## Directions
Skip all pictures, then print the remaining material exactly.

## Data segment
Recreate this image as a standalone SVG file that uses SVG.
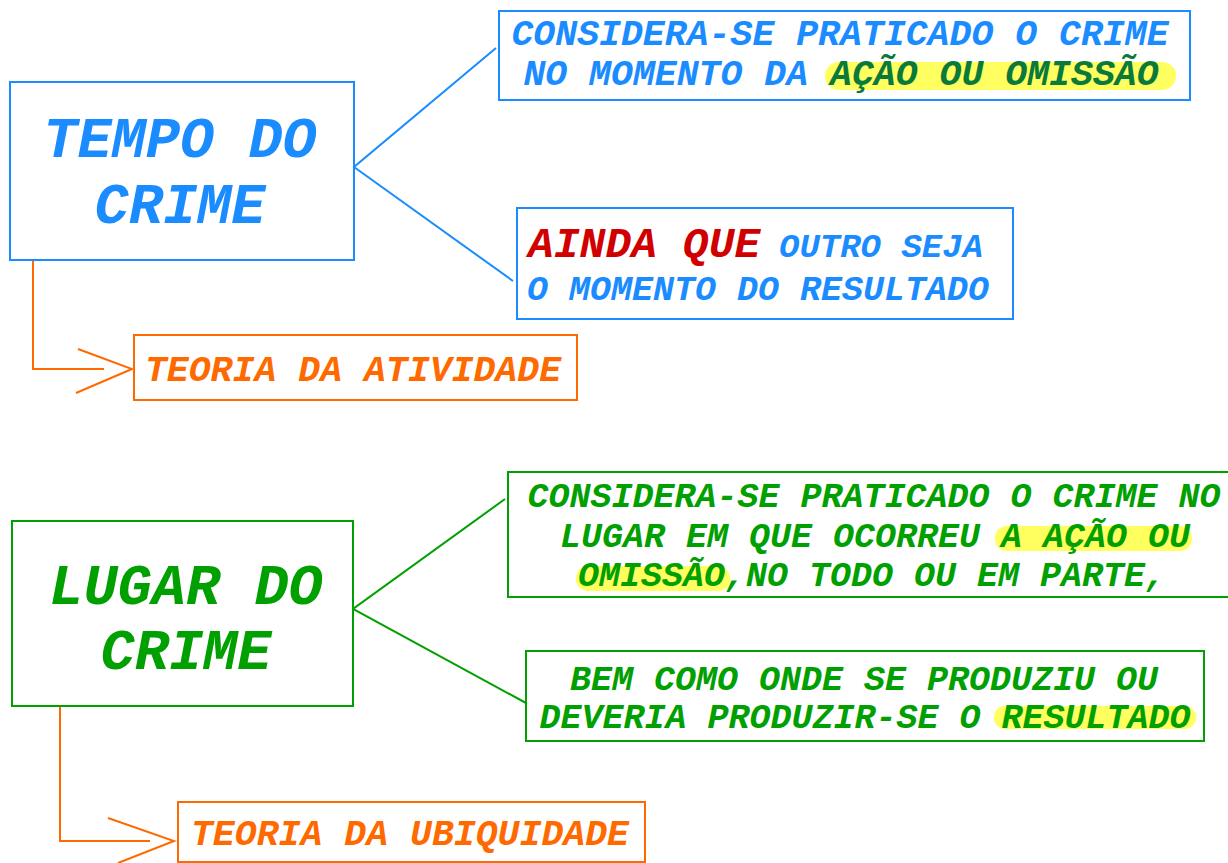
<svg xmlns="http://www.w3.org/2000/svg" width="1228" height="863" viewBox="0 0 1228 863">
<style>
text{font-family:"Liberation Mono","DejaVu Sans Mono",monospace;font-weight:bold;font-style:italic}
.box{fill:#fff;stroke-width:2}
.b{stroke:#1a8cff}.g{stroke:#00a000}.o{stroke:#ff6a00}
.tb{fill:#1a8cff}.tg{fill:#00a000}.to{fill:#ff6a00}.tr{fill:#d00000}.tdg{fill:#0a7a3a}
.hl{fill:#ffff44;opacity:0.85}
.ln{fill:none;stroke-width:2}
.h{font-size:57px}.m{font-size:35px}.l{font-size:36.5px}
</style>
<rect width="1228" height="863" fill="#fff"/>
<g id="connectors">
<polyline class="ln b" points="496,48 354,167 513,281"/>
<polyline class="ln g" points="505,499 353,609 526,703"/>
<polyline class="ln o" points="33,261 33,369 104,369"/>
<polyline class="ln o" points="78,349 132,369 76,393"/>
<polyline class="ln o" points="60,706 60,841 150,841"/>
<polyline class="ln o" points="108,818 174,841 118,863"/>
</g>
<g id="tempo">
<rect class="box b" x="10" y="82" width="344" height="178"/>
<text class="h tb" x="180" y="157" text-anchor="middle">TEMPO DO</text>
<text class="h tb" x="180" y="223" text-anchor="middle">CRIME</text>
</g>
<g id="considera1">
<rect class="box b" x="499" y="11" width="691" height="89"/>
<rect class="hl" x="825" y="62" width="351" height="28" rx="14"/>
<text class="l tb" x="840" y="45" text-anchor="middle">CONSIDERA-SE PRATICADO O CRIME</text>
<text class="l tb" x="841" y="85" text-anchor="middle">NO MOMENTO DA <tspan class="tdg">AÇÃO OU OMISSÃO</tspan></text>
</g>
<g id="ainda">
<rect class="box b" x="517" y="208" width="496" height="111"/>
<text x="528" y="257"><tspan class="tr" font-size="43">AINDA QUE</tspan><tspan class="tb" font-size="34" x="779">OUTRO SEJA</tspan></text>
<text class="m tb" x="527" y="300">O MOMENTO DO RESULTADO</text>
</g>
<g id="atividade">
<rect class="box o" x="134" y="335" width="443" height="65"/>
<text class="l to" x="353" y="381" text-anchor="middle">TEORIA DA ATIVIDADE</text>
</g>
<g id="lugar">
<rect class="box g" x="12" y="521" width="341" height="185"/>
<text class="h tg" x="186" y="604" text-anchor="middle">LUGAR DO</text>
<text class="h tg" x="186" y="669" text-anchor="middle">CRIME</text>
</g>
<g id="considera2">
<rect class="box g" x="508" y="472" width="730" height="125"/>
<rect class="hl" x="995" y="526" width="197" height="25" rx="12"/>
<rect class="hl" x="576" y="566" width="154" height="25" rx="12"/>
<text class="m tg" x="874" y="507" text-anchor="middle">CONSIDERA-SE PRATICADO O CRIME NO</text>
<text class="m tg" x="875" y="547" text-anchor="middle">LUGAR EM QUE OCORREU A AÇÃO OU</text>
<text class="m tg" x="872" y="586" text-anchor="middle">OMISSÃO,NO TODO OU EM PARTE,</text>
</g>
<g id="bemcomo">
<rect class="box g" x="526" y="651" width="678" height="90"/>
<rect class="hl" x="994" y="706" width="202" height="23" rx="11"/>
<text class="m tg" x="864" y="690" text-anchor="middle">BEM COMO ONDE SE PRODUZIU OU</text>
<text class="m tg" x="865" y="728" text-anchor="middle">DEVERIA PRODUZIR-SE O RESULTADO</text>
</g>
<g id="ubiquidade">
<rect class="box o" x="178" y="802" width="467" height="60"/>
<text class="l to" x="410" y="845" text-anchor="middle">TEORIA DA UBIQUIDADE</text>
</g>
</svg>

## Task result
Recreate this image as a standalone SVG file that uses SVG.
<svg xmlns="http://www.w3.org/2000/svg" width="1228" height="863" viewBox="0 0 1228 863">
<style>
text{font-family:"Liberation Mono","DejaVu Sans Mono",monospace;font-weight:bold;font-style:italic}
.box{fill:#fff;stroke-width:2}
.b{stroke:#1a8cff}.g{stroke:#00a000}.o{stroke:#ff6a00}
.tb{fill:#1a8cff}.tg{fill:#00a000}.to{fill:#ff6a00}.tr{fill:#d00000}.tdg{fill:#0a7a3a}
.hl{fill:#ffff44;opacity:0.85}
.ln{fill:none;stroke-width:2}
.h{font-size:57px}.m{font-size:35px}.l{font-size:36.5px}
</style>
<rect width="1228" height="863" fill="#fff"/>
<g id="connectors">
<polyline class="ln b" points="496,48 354,167 513,281"/>
<polyline class="ln g" points="505,499 353,609 526,703"/>
<polyline class="ln o" points="33,261 33,369 104,369"/>
<polyline class="ln o" points="78,349 132,369 76,393"/>
<polyline class="ln o" points="60,706 60,841 150,841"/>
<polyline class="ln o" points="108,818 174,841 118,863"/>
</g>
<g id="tempo">
<rect class="box b" x="10" y="82" width="344" height="178"/>
<text class="h tb" x="180" y="157" text-anchor="middle">TEMPO DO</text>
<text class="h tb" x="180" y="223" text-anchor="middle">CRIME</text>
</g>
<g id="considera1">
<rect class="box b" x="499" y="11" width="691" height="89"/>
<rect class="hl" x="825" y="62" width="351" height="28" rx="14"/>
<text class="l tb" x="840" y="45" text-anchor="middle">CONSIDERA-SE PRATICADO O CRIME</text>
<text class="l tb" x="841" y="85" text-anchor="middle">NO MOMENTO DA <tspan class="tdg">AÇÃO OU OMISSÃO</tspan></text>
</g>
<g id="ainda">
<rect class="box b" x="517" y="208" width="496" height="111"/>
<text x="528" y="257"><tspan class="tr" font-size="43">AINDA QUE</tspan><tspan class="tb" font-size="34" x="779">OUTRO SEJA</tspan></text>
<text class="m tb" x="527" y="300">O MOMENTO DO RESULTADO</text>
</g>
<g id="atividade">
<rect class="box o" x="134" y="335" width="443" height="65"/>
<text class="l to" x="353" y="381" text-anchor="middle">TEORIA DA ATIVIDADE</text>
</g>
<g id="lugar">
<rect class="box g" x="12" y="521" width="341" height="185"/>
<text class="h tg" x="186" y="604" text-anchor="middle">LUGAR DO</text>
<text class="h tg" x="186" y="669" text-anchor="middle">CRIME</text>
</g>
<g id="considera2">
<rect class="box g" x="508" y="472" width="730" height="125"/>
<rect class="hl" x="995" y="526" width="197" height="25" rx="12"/>
<rect class="hl" x="576" y="566" width="154" height="25" rx="12"/>
<text class="m tg" x="874" y="507" text-anchor="middle">CONSIDERA-SE PRATICADO O CRIME NO</text>
<text class="m tg" x="875" y="547" text-anchor="middle">LUGAR EM QUE OCORREU A AÇÃO OU</text>
<text class="m tg" x="872" y="586" text-anchor="middle">OMISSÃO,NO TODO OU EM PARTE,</text>
</g>
<g id="bemcomo">
<rect class="box g" x="526" y="651" width="678" height="90"/>
<rect class="hl" x="994" y="706" width="202" height="23" rx="11"/>
<text class="m tg" x="864" y="690" text-anchor="middle">BEM COMO ONDE SE PRODUZIU OU</text>
<text class="m tg" x="865" y="728" text-anchor="middle">DEVERIA PRODUZIR-SE O RESULTADO</text>
</g>
<g id="ubiquidade">
<rect class="box o" x="178" y="802" width="467" height="60"/>
<text class="l to" x="410" y="845" text-anchor="middle">TEORIA DA UBIQUIDADE</text>
</g>
</svg>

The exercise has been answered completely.